Posted: April 30, 2014 - 6:11pm

BRUNSWICK | It had been a pretty good spring. It was cooler than some springs past, we’ve had a lot of rain and we got the news that this could be a quiet hurricane season.

Then they had to go and spoil it Monday. That’s when a few polls opened for early voting for the May 20 primary elections, so off we go.

The robo calls have been going quite awhile. Some woman has called several times with a Southern accent that makes Paula Deen sound like she grew up in Bahston and went to Hahvahd.

I love Southern accents. I have one myself, but this one is too much.

Let me say something here in praise of U-verse. When the phone rings, the caller’s identity and number show up on the TV screen. I don’t even have to run to the phone anymore to check the caller ID before going back to golf, “Duck Dynasty” or “Seinfeld” reruns, or in the best-case scenario, sleep. The latter usually occurs when I try to watch baseball.

Politicians are the salt of the earth. But some days the studies say salt will kill you and the next day there’s a study that says you need more.

Political priorities change the same way.

Not long ago politicians were jockeying to be the absolute toughest on crime. They came up with the three-strikes rule: if you get three convictions of some offenses, you go to prison for life.

That filled up the prisons and we had to pay to feed all the convicts.

The answer was criminal justice reform, in other words getting soft on crime. You’ve got to steal a heck of a lot now for it to be a felony in Georgia.

The thing that drives me nuts is politicians all say the same things. Allow me to interpret:

“Government should be run more like a business.”

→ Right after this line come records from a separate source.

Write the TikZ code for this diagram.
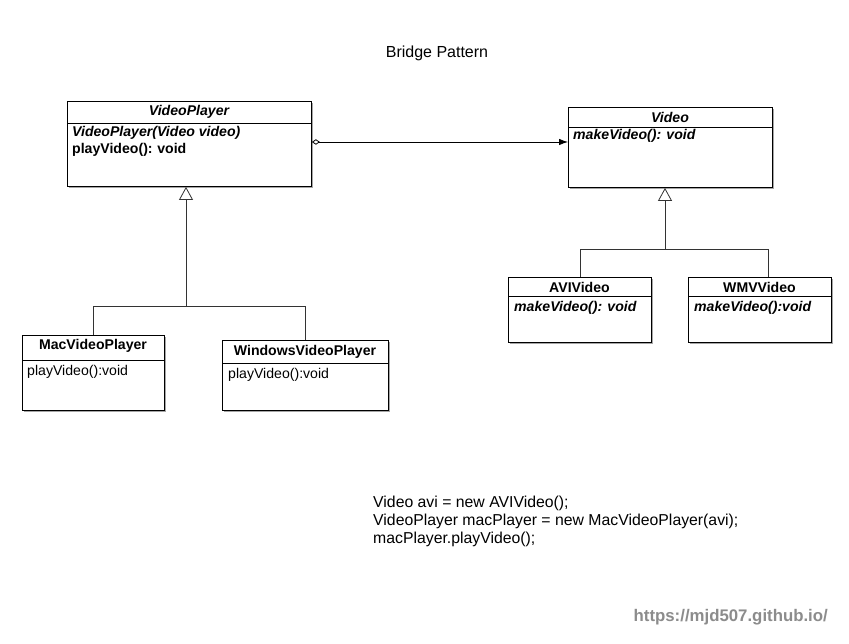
\documentclass[tikz,border=0pt]{standalone}
\usepackage{fontspec}
\setmainfont{Liberation Sans}
\usetikzlibrary{arrows.meta,shadows}
\begin{document}
\begin{tikzpicture}[x=1pt,y=-1pt,
  cls/.style={draw, line width=0.9pt, anchor=north west, inner sep=0pt, fill=white,
    drop shadow={shadow xshift=1.3pt, shadow yshift=-1.3pt, opacity=0.35, fill=black}},
  txt/.style={font=\fontsize{14.1}{16}\selectfont, inner sep=0pt},
  hdr/.style={txt, font=\fontsize{14.1}{16}\selectfont\bfseries},
  hdri/.style={txt, font=\fontsize{14.1}{16}\selectfont\bfseries\itshape},
  mem/.style={txt, anchor=west},
  memb/.style={mem, font=\fontsize{14.1}{16}\selectfont\bfseries},
  membi/.style={mem, font=\fontsize{14.1}{16}\selectfont\bfseries\itshape},
  inhline/.style={draw=black!80, line width=0.8pt},
  inh/.style={inhline, -{Triangle[open, length=13pt, width=14pt]}},
  agg/.style={draw=black, line width=0.8pt, {Diamond[open, length=8pt, width=5.5pt]}-{Latex[length=9pt, width=6.5pt]}}
]
\useasboundingbox (0,0) rectangle (849,644);
\fill[white] (0,0) rectangle (849,644);

% title
\node[font=\fontsize{16}{18}\selectfont] (title) at (437,53) {Bridge Pattern};

% VideoPlayer
\node[cls, minimum width=244pt, minimum height=85pt] (vp) at (67,101) {};
\draw[line width=0.9pt] (67,123) -- (311,123);
\node[hdri] (vpn) at (189,112) {VideoPlayer};
\node[membi] (vpm1) at (72,133) {VideoPlayer(Video video)};
\node[memb] (vpm2) at (72,150) {playVideo():\,\,void};

% Video
\node[cls, minimum width=204pt, minimum height=80pt] (vid) at (568,107) {};
\draw[line width=0.9pt] (568,127) -- (772,127);
\node[hdri] (vidn) at (670,117) {Video};
\node[membi] (vidm1) at (573,136) {makeVideo(): void};

% MacVideoPlayer
\node[cls, minimum width=142pt, minimum height=75pt] (mac) at (22,335) {};
\draw[line width=0.9pt] (22,360) -- (164,360);
\node[hdr] (macn) at (93,346) {MacVideoPlayer};
\node[mem] (macm1) at (27,372) {playVideo():void};

% WindowsVideoPlayer
\node[cls, minimum width=166pt, minimum height=70pt] (win) at (222,340) {};
\draw[line width=0.9pt] (222,363) -- (388,363);
\node[hdr] (winn) at (305,352) {WindowsVideoPlayer};
\node[mem] (winm1) at (228,375) {playVideo():void};

% AVIVideo
\node[cls, minimum width=143pt, minimum height=65pt] (avi) at (508,277) {};
\draw[line width=0.9pt] (508,296) -- (651,296);
\node[hdr] (avin) at (579.5,287) {AVIVideo};
\node[membi] (avim1) at (514,308) {makeVideo(): void};

% WMVVideo
\node[cls, minimum width=143pt, minimum height=65pt] (wmv) at (688,277) {};
\draw[line width=0.9pt] (688,296) -- (831,296);
\node[hdr] (wmvn) at (759.5,287) {WMVVideo};
\node[membi] (wmvm1) at (694,308) {makeVideo():void};

% aggregation
\draw[agg] (vp.east |- 0,142) -- (vid.west |- 0,142);

% inheritance VideoPlayer
\coordinate (j1) at (186,306);
\draw[inh] (j1) -- (j1 |- vp.south);
\draw[inhline] (mac.north) |- (win.north |- j1) -- (win.north);

% inheritance Video
\coordinate (j2) at (665,249);
\coordinate (w2) at (768,249);
\draw[inh] (j2) -- (j2 |- vid.south);
\draw[inhline] (avi.north) |- (w2) -- (w2 |- wmv.north);

% code
\node[anchor=west, align=left, inner sep=0pt, font=\fontsize{15.8}{18}\selectfont] (code) at (373,521)
  {Video avi = new AVIVideo();\\VideoPlayer macPlayer = new MacVideoPlayer(avi);\\macPlayer.playVideo();};

% url
\node[anchor=east, inner sep=0pt, text=black!45, font=\fontsize{16.8}{20}\selectfont\bfseries] (url) at (828,617) {https://mjd507.github.io/};
\end{tikzpicture}
\end{document}
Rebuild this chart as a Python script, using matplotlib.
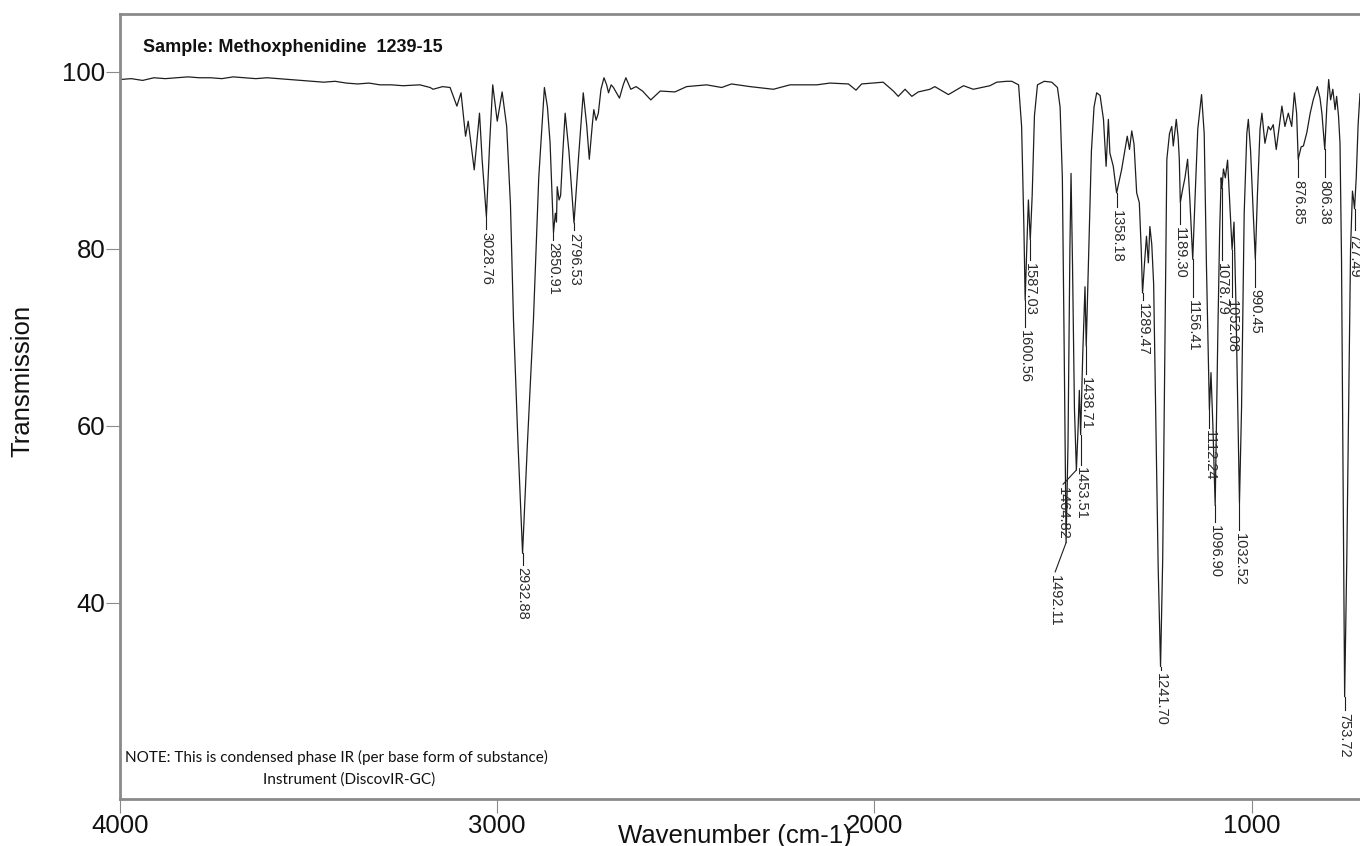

Really? So should we start skipping payments, let the bank repossess the courthouse and declare bankruptcy? That way we can start over with a clean slate and buy a new government-financed SUV to drive into the ditch.

“I’ll take it to the next level.’’

Next time you get on an elevator, check out the buttons. Some go up, some down. Down can be another level.

“I believe in zero tolerance.”

Politicians insist they believe in zero tolerance on a lot of issues. There’s one place, however, where they really tolerate zeroes. Start with a campaign contribution of $100 and keep adding zeroes until you top out with at least five figures.

“I promise I’ll keep fighting for the little people, the hardworking Americans and their families.”

First of all, they’ve never been in a real fight. All they’ve ever done is talk, and that’s all they’ll ever do. And who are the little people? The Munchkins from “The Wizard of Oz?”

“I’ll stand up to the special interests.’’

A special interest is whatever the people believe in on the other side of the aisle. All my interests are special to me. You can make the case that food stamps are a special interest for the grocery lobby.

The worst thing is, we haven’t finished the 2014 elections and we’re already talking about 2016. It never ends. It’s almost as bad as the NFL draft.